**DATASET EXCERPT:**
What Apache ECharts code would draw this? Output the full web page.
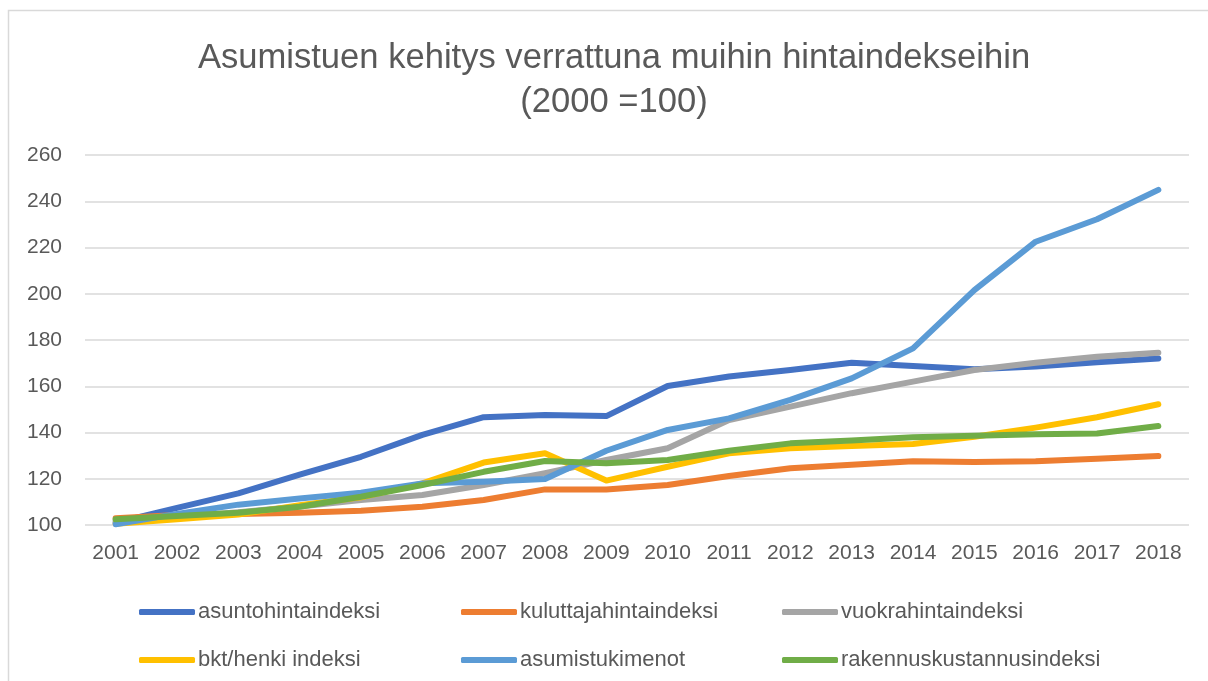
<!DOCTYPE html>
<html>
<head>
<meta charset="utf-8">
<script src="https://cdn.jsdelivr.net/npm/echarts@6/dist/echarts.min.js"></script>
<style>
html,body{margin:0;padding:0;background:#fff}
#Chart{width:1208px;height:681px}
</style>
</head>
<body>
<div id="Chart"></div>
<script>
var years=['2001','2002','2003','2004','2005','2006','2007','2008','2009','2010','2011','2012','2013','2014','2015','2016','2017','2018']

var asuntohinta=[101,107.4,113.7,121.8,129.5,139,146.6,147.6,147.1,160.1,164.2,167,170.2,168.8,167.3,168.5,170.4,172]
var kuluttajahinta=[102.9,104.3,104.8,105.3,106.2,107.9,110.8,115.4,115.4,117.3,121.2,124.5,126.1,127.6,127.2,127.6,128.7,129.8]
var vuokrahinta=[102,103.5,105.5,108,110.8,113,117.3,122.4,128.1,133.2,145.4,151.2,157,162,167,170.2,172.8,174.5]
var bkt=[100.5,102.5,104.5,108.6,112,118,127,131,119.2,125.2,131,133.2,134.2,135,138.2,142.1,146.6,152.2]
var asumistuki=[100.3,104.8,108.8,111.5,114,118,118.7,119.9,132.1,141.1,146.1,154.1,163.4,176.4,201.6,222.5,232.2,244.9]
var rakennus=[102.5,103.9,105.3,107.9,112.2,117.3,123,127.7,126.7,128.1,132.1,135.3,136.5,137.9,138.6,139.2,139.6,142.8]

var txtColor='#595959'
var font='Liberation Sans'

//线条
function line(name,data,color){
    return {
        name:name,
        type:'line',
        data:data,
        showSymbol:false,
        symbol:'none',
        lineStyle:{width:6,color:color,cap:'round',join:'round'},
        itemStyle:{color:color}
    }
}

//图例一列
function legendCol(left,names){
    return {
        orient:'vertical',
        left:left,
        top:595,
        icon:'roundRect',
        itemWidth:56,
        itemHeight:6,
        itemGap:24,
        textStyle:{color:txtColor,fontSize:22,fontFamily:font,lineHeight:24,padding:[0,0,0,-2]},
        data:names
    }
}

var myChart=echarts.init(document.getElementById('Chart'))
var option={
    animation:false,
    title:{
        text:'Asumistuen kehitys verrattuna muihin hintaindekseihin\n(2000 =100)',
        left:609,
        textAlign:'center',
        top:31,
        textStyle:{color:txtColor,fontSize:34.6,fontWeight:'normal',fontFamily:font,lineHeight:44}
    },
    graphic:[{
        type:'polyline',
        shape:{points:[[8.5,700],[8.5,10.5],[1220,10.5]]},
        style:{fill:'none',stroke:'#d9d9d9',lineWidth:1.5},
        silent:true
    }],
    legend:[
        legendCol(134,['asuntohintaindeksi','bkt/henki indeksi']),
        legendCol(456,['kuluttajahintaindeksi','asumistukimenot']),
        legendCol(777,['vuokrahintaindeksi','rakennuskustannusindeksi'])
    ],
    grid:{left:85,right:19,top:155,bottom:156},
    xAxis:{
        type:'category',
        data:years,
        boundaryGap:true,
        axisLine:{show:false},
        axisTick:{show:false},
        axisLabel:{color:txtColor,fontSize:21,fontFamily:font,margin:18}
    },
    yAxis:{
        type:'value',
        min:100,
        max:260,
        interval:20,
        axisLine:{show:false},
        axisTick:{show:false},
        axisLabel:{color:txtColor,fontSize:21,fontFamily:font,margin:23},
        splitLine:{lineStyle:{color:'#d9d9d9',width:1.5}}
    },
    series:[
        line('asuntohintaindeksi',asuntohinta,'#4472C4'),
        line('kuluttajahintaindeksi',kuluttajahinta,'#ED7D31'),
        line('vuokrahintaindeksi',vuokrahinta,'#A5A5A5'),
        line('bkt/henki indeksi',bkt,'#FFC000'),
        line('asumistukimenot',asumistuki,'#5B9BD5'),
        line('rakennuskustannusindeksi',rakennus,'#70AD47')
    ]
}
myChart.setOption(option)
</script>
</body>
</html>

**WHAT IS EXPECTED:**
Leave out the pictures and retype every line above exactly.

**REPLY:**
What Apache ECharts code would draw this? Output the full web page.
<!DOCTYPE html>
<html>
<head>
<meta charset="utf-8">
<script src="https://cdn.jsdelivr.net/npm/echarts@6/dist/echarts.min.js"></script>
<style>
html,body{margin:0;padding:0;background:#fff}
#Chart{width:1208px;height:681px}
</style>
</head>
<body>
<div id="Chart"></div>
<script>
var years=['2001','2002','2003','2004','2005','2006','2007','2008','2009','2010','2011','2012','2013','2014','2015','2016','2017','2018']

var asuntohinta=[101,107.4,113.7,121.8,129.5,139,146.6,147.6,147.1,160.1,164.2,167,170.2,168.8,167.3,168.5,170.4,172]
var kuluttajahinta=[102.9,104.3,104.8,105.3,106.2,107.9,110.8,115.4,115.4,117.3,121.2,124.5,126.1,127.6,127.2,127.6,128.7,129.8]
var vuokrahinta=[102,103.5,105.5,108,110.8,113,117.3,122.4,128.1,133.2,145.4,151.2,157,162,167,170.2,172.8,174.5]
var bkt=[100.5,102.5,104.5,108.6,112,118,127,131,119.2,125.2,131,133.2,134.2,135,138.2,142.1,146.6,152.2]
var asumistuki=[100.3,104.8,108.8,111.5,114,118,118.7,119.9,132.1,141.1,146.1,154.1,163.4,176.4,201.6,222.5,232.2,244.9]
var rakennus=[102.5,103.9,105.3,107.9,112.2,117.3,123,127.7,126.7,128.1,132.1,135.3,136.5,137.9,138.6,139.2,139.6,142.8]

var txtColor='#595959'
var font='Liberation Sans'

//线条
function line(name,data,color){
    return {
        name:name,
        type:'line',
        data:data,
        showSymbol:false,
        symbol:'none',
        lineStyle:{width:6,color:color,cap:'round',join:'round'},
        itemStyle:{color:color}
    }
}

//图例一列
function legendCol(left,names){
    return {
        orient:'vertical',
        left:left,
        top:595,
        icon:'roundRect',
        itemWidth:56,
        itemHeight:6,
        itemGap:24,
        textStyle:{color:txtColor,fontSize:22,fontFamily:font,lineHeight:24,padding:[0,0,0,-2]},
        data:names
    }
}

var myChart=echarts.init(document.getElementById('Chart'))
var option={
    animation:false,
    title:{
        text:'Asumistuen kehitys verrattuna muihin hintaindekseihin\n(2000 =100)',
        left:609,
        textAlign:'center',
        top:31,
        textStyle:{color:txtColor,fontSize:34.6,fontWeight:'normal',fontFamily:font,lineHeight:44}
    },
    graphic:[{
        type:'polyline',
        shape:{points:[[8.5,700],[8.5,10.5],[1220,10.5]]},
        style:{fill:'none',stroke:'#d9d9d9',lineWidth:1.5},
        silent:true
    }],
    legend:[
        legendCol(134,['asuntohintaindeksi','bkt/henki indeksi']),
        legendCol(456,['kuluttajahintaindeksi','asumistukimenot']),
        legendCol(777,['vuokrahintaindeksi','rakennuskustannusindeksi'])
    ],
    grid:{left:85,right:19,top:155,bottom:156},
    xAxis:{
        type:'category',
        data:years,
        boundaryGap:true,
        axisLine:{show:false},
        axisTick:{show:false},
        axisLabel:{color:txtColor,fontSize:21,fontFamily:font,margin:18}
    },
    yAxis:{
        type:'value',
        min:100,
        max:260,
        interval:20,
        axisLine:{show:false},
        axisTick:{show:false},
        axisLabel:{color:txtColor,fontSize:21,fontFamily:font,margin:23},
        splitLine:{lineStyle:{color:'#d9d9d9',width:1.5}}
    },
    series:[
        line('asuntohintaindeksi',asuntohinta,'#4472C4'),
        line('kuluttajahintaindeksi',kuluttajahinta,'#ED7D31'),
        line('vuokrahintaindeksi',vuokrahinta,'#A5A5A5'),
        line('bkt/henki indeksi',bkt,'#FFC000'),
        line('asumistukimenot',asumistuki,'#5B9BD5'),
        line('rakennuskustannusindeksi',rakennus,'#70AD47')
    ]
}
myChart.setOption(option)
</script>
</body>
</html>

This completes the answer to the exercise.